AOA partners with FDA, other groups, to provide guidance on contact lens risk

The FDA Contact Lens Microbiology Workshop was held September 12, 2014, at FDA Headquarters. From left: Speaker J. Angelo Green, Ph.D. (FDA); moderator Michael R. Dueñas, O.D. (AOA); panelist Michelle C. Callegan, Ph.D.; panelist Carol Lakkis, Ph.D.; speaker Scott Steffen, Ph.D. (FDA); speaker Mark Willcox, Ph.D.; panelist Suzi Fleiszig, O.D., Ph.D.; and speaker Ralph Stone, Ph.D.

Microbial eye infections among contact lens wearers are on the rise in the United States and other countries.

"The collaboration of various eye care organizations is necessary to provide maximum protection for our patients."

To respond to this problem, the AOA has been working with the federal government and other eye care organizations to update guidance on contact lenses as medical devices and the testing of contact lens disinfection systems.

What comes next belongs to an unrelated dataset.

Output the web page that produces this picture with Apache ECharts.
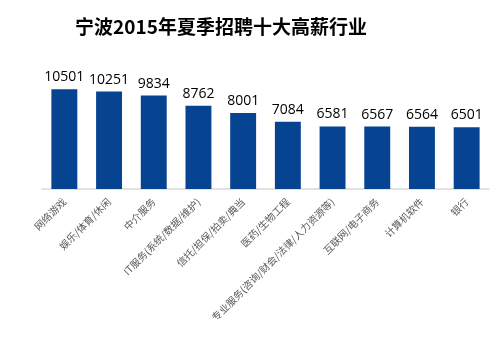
<!DOCTYPE html>
<html><head><meta charset="utf-8">
<script src="https://cdn.jsdelivr.net/npm/echarts@6/dist/echarts.min.js"></script>
<style>html,body{margin:0;padding:0;background:#fff}#c{width:500px;height:340px}</style>
</head><body><div id="c"></div>
<script>
const titleText = '宁波2015年夏季招聘十大高薪行业';
const categories = ['网络游戏','娱乐/体育/休闲','中介服务','IT服务(系统/数据/维护)','信托/担保/拍卖/典当','医药/生物工程','专业服务(咨询/财会/法律/人力资源等)','互联网/电子商务','计算机软件','银行'];
const values = [10501,10251,9834,8762,8001,7084,6581,6567,6564,6501];

const chart = echarts.init(document.getElementById('c'));
chart.setOption({
  animation:false,
  title:{text:titleText,left:216,top:12,textAlign:'center',
    textStyle:{fontFamily:'Noto Sans CJK SC',fontSize:19,fontWeight:'bold',color:'#000'}},
  grid:{left:42,right:11,top:75,bottom:151},
  xAxis:{type:'category',data:categories,
    axisLine:{lineStyle:{color:'#d9d9d9',width:1.5}},
    axisTick:{show:false},
    axisLabel:{rotate:45,interval:0,fontSize:10,color:'#595959',fontFamily:'Noto Sans CJK SC',margin:11}},
  yAxis:{type:'value',min:0,max:12000,show:false,splitLine:{show:false}},
  series:[{type:'bar',data:values,barWidth:'58%',
    itemStyle:{color:'#064491'},
    label:{show:true,position:'top',fontSize:14,color:'#000',fontFamily:'Open Sans',distance:5}}]
});
</script></body></html>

On Sept. 12, the AOA, the U.S. Food and Drug Administration (FDA), and other eye care organizations co-sponsored a workshop at FDA headquarters in White Oak, Maryland. The goal was to examine current microbiological testing methods for contact lenses and accessories to see if updates were necessary.

Other co-sponsors included the FDA's Center for Devices and Radiological Health (CDRH), the American Academy of Optometry, the American Academy of Ophthalmology and the Contact Lens Association of Ophthalmologists. All sponsoring organizations play a major role in educating contact lens wearers.

"The collaboration of various eye care organizations is necessary to provide maximum protection for our patients. It was great to see the results of such cooperation, led by the FDA, to improve the efficacy of contact lens solutions," says Jeffrey J. Walline, O.D., Ph.D., vice chair of the Contact Lens and Cornea Section of the AOA.

At the workshop, three scientific panels focused on different aspects of microbiological testing:

  • Pathogens in contact-lens-related keratitis;
  • The role of soil as a model to mimic the human tear film in assessing disinfection efficacy; and
  • Acanthamoeba organism and host considerations and testing methods.

Keratitis cases on the rise
"Eye care providers and the public have always been aware that wearing contact lenses holds some degree of risk," says AOA's Chief Public Health Officer Michael Dueñas, O.D.

"Data suggests that the risk of corneal keratitis may actually be increasing over time. This may be due in part to elevated exposures to pathogens as a result of poor hygiene practices, the quality of available U.S. drinking water, and the imperfect sterilization of reusable contact lenses," says Dr. Dueñas, who moderated the panel on the role of soil in disinfection efficacy.

More than 27,000 cases of microbial keratitis occur in the United States each year, said one of the workshop's presenters Elmer Tu, M.D., a professor of clinical ophthalmology at the University of Illinois Eye and Ear Infirmary in Chicago. According to Dr. Tu, rates of microbial keratitis have not improved significantly over the past two decades.

At least a third of these cases involve contact lens wearers. When looking specifically at Acanthamoeba keratitis, 85 percent of cases are found among contact lens wearers.

AOA's role in lens care
"The workshop's presenters concluded that adding new dimensions of real-world testing could tweak the regulatory process to better protect the public," Dr. Dueñas says. It's anticipated that the agency will eventually issue additional guidance on contact lens disinfection efficacy evaluations.

Any revised guidance will affect ODs who provide advice to their patients on risks and how best to care for their contact lenses. The AOA plans to remain involved in this process to provide input and feedback.